PARTICIPANTS: Thirty consecutive international patients (60 eyes) who underwent FAK for purely aesthetic reasons were chosen for this study.

METHODS: Data from medical records of 30 consecutive patients were retrieved after performing tests 6 months after surgery. Clinical examinations were performed by three ophthalmologists.

MAIN OUTCOME MEASURES: The main purpose of this study was to see if routine examinations are feasible in patients operated on by the FAK and if the results can be interpreted as easily as in non-operated patients.

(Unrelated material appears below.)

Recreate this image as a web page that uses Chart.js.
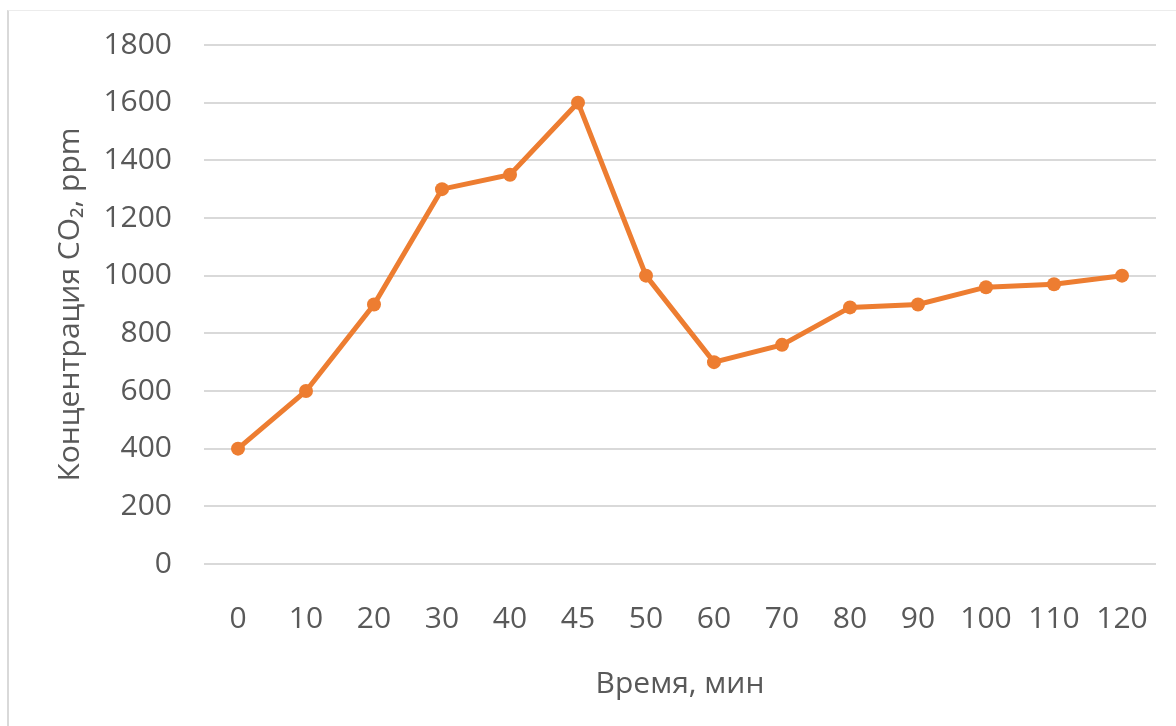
<!DOCTYPE html>
<html>
<head>
<meta charset="utf-8">
<script src="https://cdn.jsdelivr.net/npm/chart.js@4.4.1/dist/chart.umd.min.js"></script>
<style>
    body { margin: 0; background: #fff; overflow: hidden; }
    #wrap { position: relative; width: 1176px; height: 726px; }
    #frame {
        position: absolute; left: 7px; top: 10px; width: 1300px; height: 900px;
        border-left: 2px solid #d9d9d9; border-top: 1px solid #ececec;
    }
    canvas { position: absolute; left: 0; top: 0; }
</style>
</head>
<body>
<div id="wrap">
    <div id="frame"></div>
    <canvas id="co2Chart" width="1176" height="726"></canvas>
</div>
<script>
// time, minutes
const timeLabels = ['0', '10', '20', '30', '40', '45', '50', '60', '70', '80', '90', '100', '110', '120'];
// CO2 concentration, ppm
const co2Values = [400, 600, 900, 1300, 1350, 1600, 1000, 700, 760, 890, 900, 960, 970, 1000];

const yMin = 0;
const yMax = 1800;
const yStep = 200;

const orange = '#ED7D31';
const textGray = '#595959';
const fontFamily = '"Open Sans", "Liberation Sans", sans-serif';

const ctx = document.getElementById('co2Chart').getContext('2d');

// tick gaps are made with invisible tick marks, so ticks.padding stays 0
// (chart.js adds ticks.padding to the edge padding of the plot area)
const co2Chart = new Chart(ctx, {
    type: 'line',
    data: {
        labels: timeLabels,
        datasets: [{
            label: 'CO2',
            data: co2Values,
            borderColor: orange,
            backgroundColor: orange,
            borderWidth: 5,
            pointRadius: 7,
            pointBorderWidth: 0,
            pointBackgroundColor: orange,
            fill: false,
            tension: 0
        }]
    },
    options: {
        responsive: false,
        animation: false,
        layout: {
            padding: { top: 45, right: 20, bottom: 0, left: 0 }
        },
        plugins: {
            legend: { display: false },
            tooltip: { enabled: false }
        },
        scales: {
            x: {
                offset: true,
                grid: {
                    display: true,
                    drawOnChartArea: false,
                    drawTicks: true,
                    tickLength: 37,
                    color: 'transparent',
                    tickColor: 'transparent'
                },
                border: { display: false },
                ticks: {
                    color: textGray,
                    padding: 0,
                    maxRotation: 0,
                    autoSkip: false,
                    font: { family: fontFamily, size: 30 }
                },
                title: {
                    display: true,
                    text: 'Время, мин',
                    color: textGray,
                    padding: { top: 0, bottom: 24 },
                    font: { family: fontFamily, size: 30 }
                },
                afterFit: (scale) => { scale.height = 162; }
            },
            y: {
                min: yMin,
                max: yMax,
                grid: {
                    color: '#d9d9d9',
                    lineWidth: 2,
                    drawTicks: true,
                    tickLength: 32,
                    tickColor: 'transparent'
                },
                border: { display: false },
                ticks: {
                    stepSize: yStep,
                    color: textGray,
                    padding: 0,
                    font: { family: fontFamily, size: 30 },
                    callback: (value) => String(value)
                },
                title: {
                    display: true,
                    text: 'Концентрация CO₂, ppm',
                    color: textGray,
                    padding: { top: 52, bottom: 0 },
                    font: { family: fontFamily, size: 30 }
                },
                afterFit: (scale) => { scale.width = 204; }
            }
        }
    }
});
</script>
</body>
</html>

RESULTS: Sixty eyes of thirty consecutive patients that underwent a screening of ocular pathologies at 6 months post FAK were included. 60% were female and 40% were males. Mean age was 36 years +/- 12 years. Screening of ocular pathologies using multimodal imaging tests or clinical examination was performed without any difficulties in acquisition or interpretation in 100% of patients (n = 30) except the endothelial cell count of the corneal periphery which was not possible. The direct examination of the iris periphery was possible at the slit lamp through the translucid pigment.

CONCLUSIONS: The screening of ocular pathologies after purely aesthetic FAK surgery is feasible, except for pathologies of the peripheral posterior cornea.